The Dynamic Partitions scheme divides the computer memory into dynamically specified partitions, avoiding memory-wasting scenarios. A partition memory table is also required here. However, this scheme enables the memory manager to modify the memory table lines (partitions) during the execution of a computer system.
Memory management schemes with partitions demand a strategy to allocate programs. Let’s see two of them:
- First Fit Allocation: The memory manager allocates a program on the first found partition with sufficient memory
- Best Fit Allocation: The memory manager finds the best partition to allocate a program. The best fit refers to allocating a program in the smallest free partition possible (fixed partitions) or maintaining the maximum free memory in a contiguous partition (dynamic partitions)

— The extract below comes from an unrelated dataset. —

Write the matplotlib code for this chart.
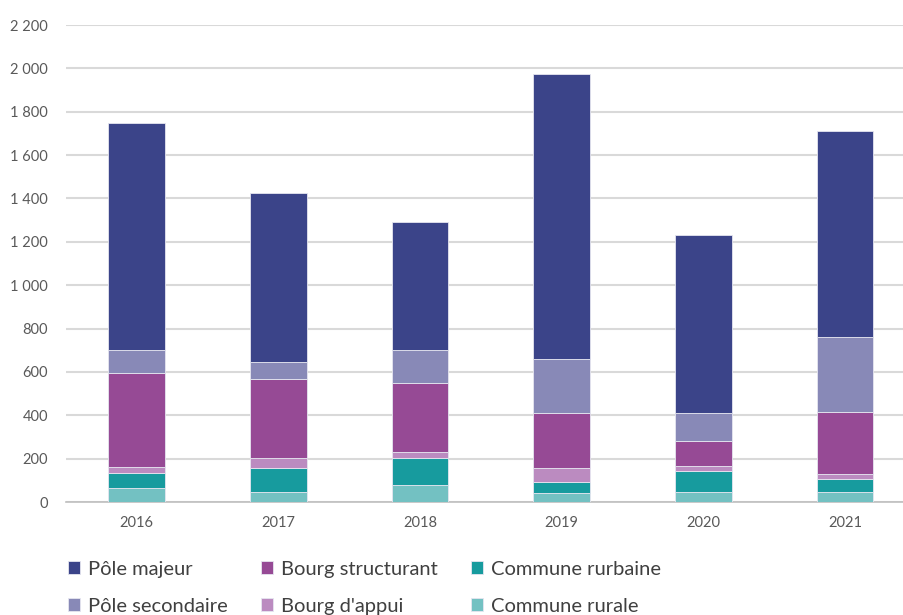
import numpy as np
import matplotlib.pyplot as plt
from matplotlib.ticker import FuncFormatter

plt.rcParams["font.family"] = ["Lato", "DejaVu Sans"]

years = ["2016", "2017", "2018", "2019", "2020", "2021"]

# Logements par type de commune, empilés du bas vers le haut
commune_rurale = [66, 45, 78, 40, 45, 45]
commune_rurbaine = [69, 110, 125, 52, 97, 63]
bourg_appui = [26, 48, 26, 63, 26, 20]
bourg_structurant = [433, 363, 321, 255, 112, 289]
pole_secondaire = [107, 80, 151, 250, 129, 346]
pole_majeur = [1047, 779, 590, 1314, 821, 950]

series = [
    ("Commune rurale", commune_rurale, "#73C1C2"),
    ("Commune rurbaine", commune_rurbaine, "#179B9E"),
    ("Bourg d'appui", bourg_appui, "#BB8BC0"),
    ("Bourg structurant", bourg_structurant, "#964A95"),
    ("Pôle secondaire", pole_secondaire, "#8889B7"),
    ("Pôle majeur", pole_majeur, "#3B4489"),
]

fig = plt.figure(figsize=(9.04, 6.15), dpi=100)
ax = fig.add_axes([0.073, 0.1837, 0.94, 0.7756])

x = np.arange(len(years))
bottom = np.zeros(len(years))
bars = {}
for name, vals, color in series:
    bars[name] = ax.bar(x, vals, 0.4, bottom=bottom, color=color,
                        edgecolor="#E6E6F0", linewidth=0.6, label=name, zorder=3)
    bottom += np.array(vals)

ax.set_ylim(0, 2200)
ax.set_xlim(-0.5, len(years) - 0.5)
ax.set_yticks(np.arange(0, 2201, 200))
ax.yaxis.set_major_formatter(FuncFormatter(lambda v, p: f"{int(v):,}".replace(",", " ")))
ax.set_xticks(x)
ax.set_xticklabels(years)

ax.grid(axis="y", color="#D9D9D9", linewidth=1.5, zorder=0)
for s in ["top", "right", "left"]:
    ax.spines[s].set_visible(False)
ax.spines["bottom"].set_color("#BFBFBF")
ax.spines["bottom"].set_linewidth(1.2)
ax.tick_params(axis="both", length=0, colors="#595959", labelsize=10.5)
ax.tick_params(axis="x", pad=10)
ax.tick_params(axis="y", pad=13)

# Légende : ordre colonne par colonne
order = ["Pôle majeur", "Pôle secondaire", "Bourg structurant",
         "Bourg d'appui", "Commune rurbaine", "Commune rurale"]
fig.legend([bars[n] for n in order], order, ncol=3, loc="lower left",
           bbox_to_anchor=(0.055, -0.029), frameon=False, fontsize=14.5,
           handlelength=0.6, handleheight=0.6, handletextpad=0.4,
           columnspacing=1.65, labelspacing=1.0, labelcolor="#404040")

fig.savefig("out.png", dpi=100)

All the schemes used in early systems, however, have a common problem: they store the entire program in the main memory and can’t execute a program bigger than the available physical memory. This problem boosted the development of new memory management schemes based on virtual memory.
4.2. Memory Management Schemes Based on Virtual Memory
The virtual memory allowed on-demand allocation of program pieces into non-contiguous portions of memory. Consequently, new management schemes emerged, as presented next.
The Paged Memory scheme allows the separation of programs into equal size pieces, called program pages. Similarly, this scheme divides the main memory into multiple page frames to allocate program pages. Thus, before allocating a program, the memory manager defines how many pages compose a program and which page frames to use on its allocation. The paged memory allocates the entire program at once, but now it isn’t necessary to employ contiguous memory spaces to do it. Furthermore, the memory manager tracks the occupied page frames employing tables of program pages, page mapping, and memory mapping.
The Demand Paging scheme generally operates as paged memory. However, the memory manager can now allocate pages of a program on-demand. It means that the demand paging removed the requirement of keeping the entire program in memory simultaneously. This on-demand allocation expanded the page map table, which now contains status flags of pages’ allocation, modification, and recent use.
The Segmented Memory scheme inherits most of the operational characteristics of demand paging. In this scenario, however, the program is divided into multiple segments with heterogeneous sizes representing the logical structures of a program. Thus, instead of using a page map table, the memory manager controls the allocation and deallocation of a program’s segments using a segment map table.
The Segment Demand Paged Memory scheme merges the demand paging with segmented memory. In practice, it represents that the memory manager divides segments into pages of equal size. So, the memory manager benefits from the logical segmentation of a program and the simplified management of equal-sized pages.
Finally, schemes that on-demand allocates programs frequently replace pages/segments in memory, requiring the adoption of replacement policies.
In this article, we studied memory management in computer systems. First, we investigated concepts regarding the memory manager. Then, we analyzed how the memory is mapped to the physical memory in both early and modern systems. Finally, we outlined several memory management schemes, from the simpler to the most complex ones.
The choice of a specific memory mapping strategy or memory management scheme can direct impact, for example, the performance of processing units (that can expend more time waiting for memory operations) and the efficiency of using the memory itself (increasing or reducing the memory wasting). Thus, we can conclude that well-designed memory management is a critical requirement for modern computers.